Clashes in Zahedan, Iran, near the border with Pakistan (Twitter/@tsvir1500)

The violence came two days after two senior officials of the Revolutionary Guard were assassinated in Zahedan by unknown gunmen.

The southeast corner of Iran has long been a haven for narcotics traffickers, armed bandits, and armed ethnic separatists. Anger over accusations that a senior Revolutionary Guard official raped a local woman weeks ago has fused with long-standing discontent about economic underdevelopment, and with support for the so far six-week-long nationwide protest movement sparked by the death of 22-year-old Amini.

Clashes between local gunmen and regime forces on 30 September left up to 92 people dead in Zahedan, including a dozen children and half a dozen security personnel, in what is being called Black Friday. On Thursday, the region’s police chief was fired over the massacre, in what was seen as an attempt to cool tempers.

But protests have persisted.

Prayer leader Molavi Abdul Hamid, who has been critical of the regime’s handling of the protesters in Zahedan, urged worshippers at the city’s main Makki mosque to refrain from violence and to avoid marching after prayers on Friday. But Mr Shirani said regime gunmen posted at rooftops opened fire almost immediately when worshippers who were leaving the mosque began chanting slogans against Iran’s supreme leader, Ali Khamenei.

“The people didn’t move toward violence, or even throw a single rock,” he said. “They chanted slogans and didn’t do anything else.”

Even after the violence subsided, regime forces, some of them deployed from other provinces to bolster security, surrounded the mosque and prevented worshippers from taking the injured to hospitals.
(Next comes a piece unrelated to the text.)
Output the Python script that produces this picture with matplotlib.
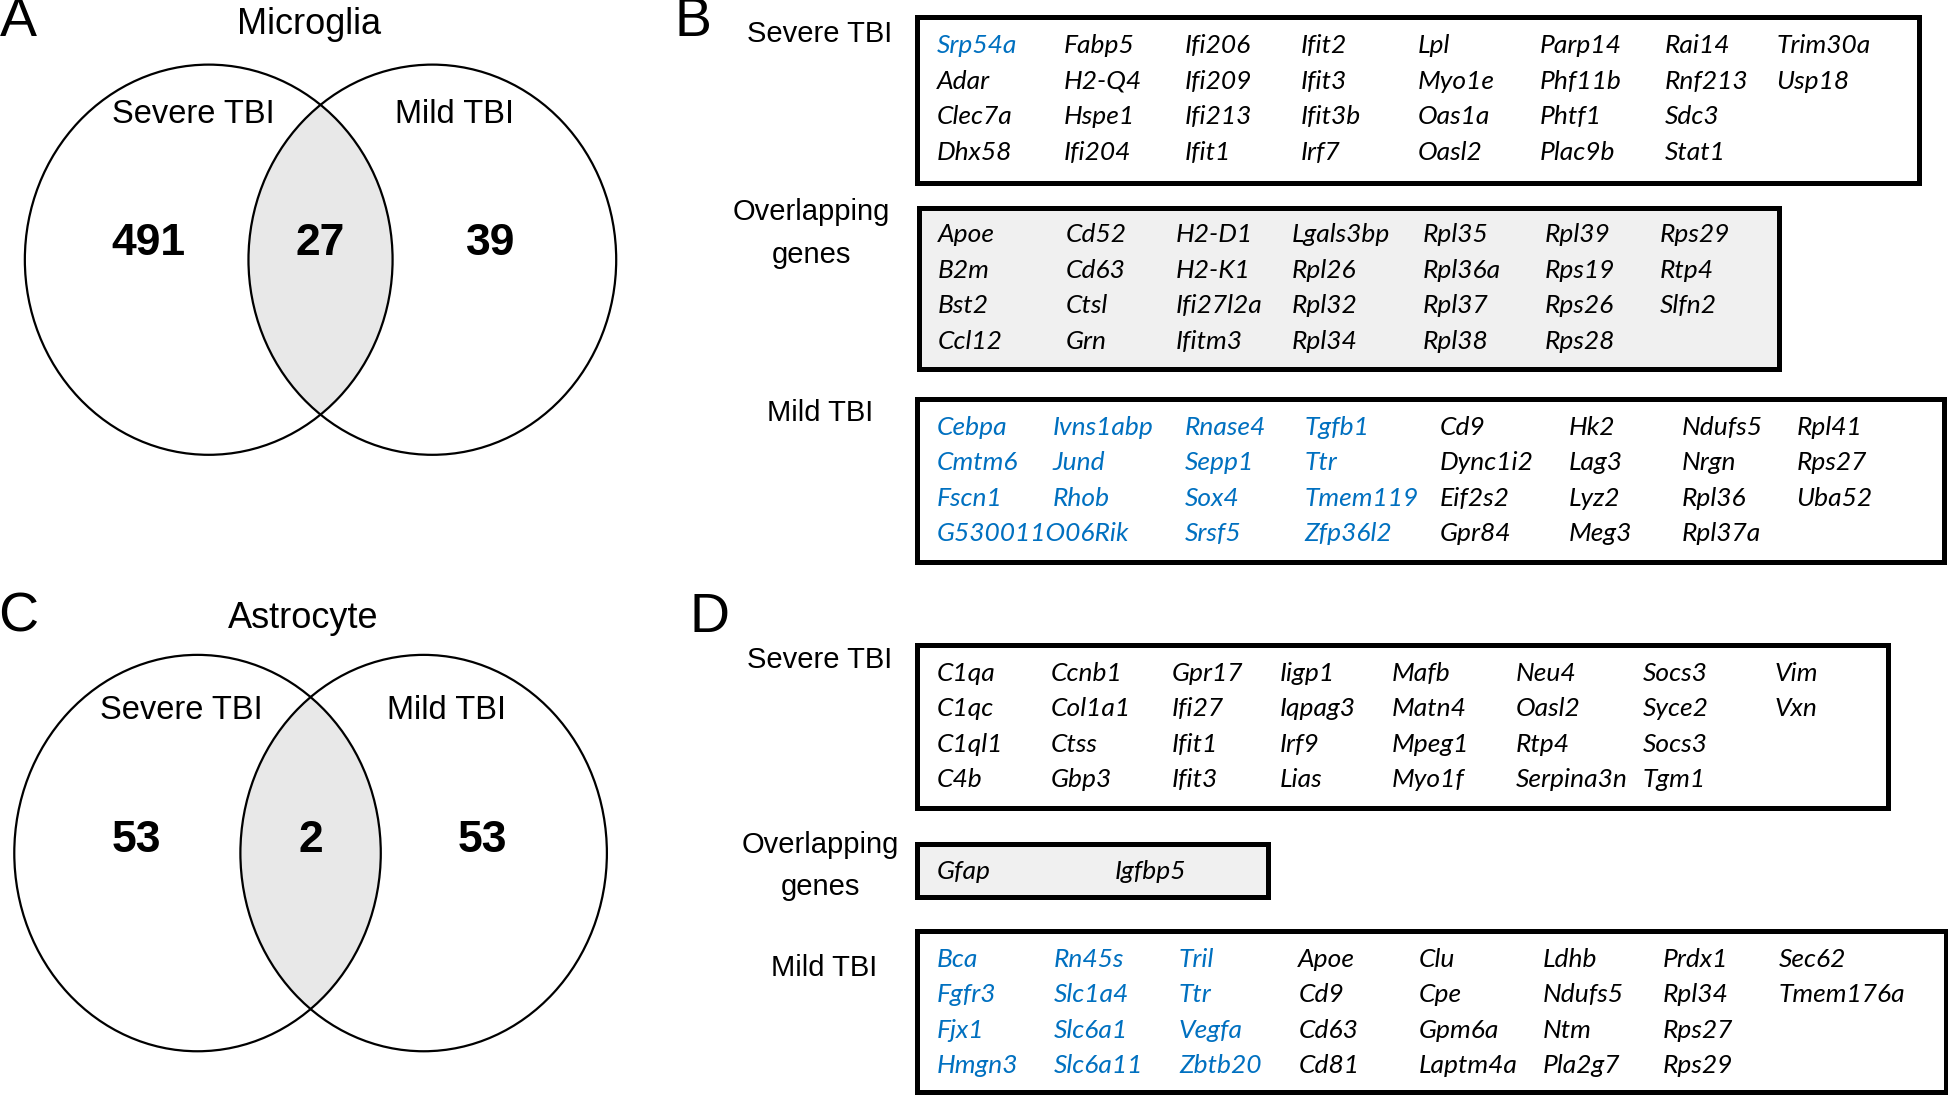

There were reports of violence after Friday prayers in other ethnic Baluch cities, including Iranshahr.

“They have no right to treat people this way,” said Mr Shirani.

Iran’s 2 million or so ethnic Baluch, mostly Sunni people with strong ties to neighbouring Pakistan, have long accused the Shia-dominated regime in Tehran of discriminating against them.

In the latest upswell of protests, Iranians of all ethnic backgrounds have voiced solidarity with their Baluch compatriots, who have also come out strongly in support of Persian, Kurdish and ethnic Azeri citizens who are rallying against the regime.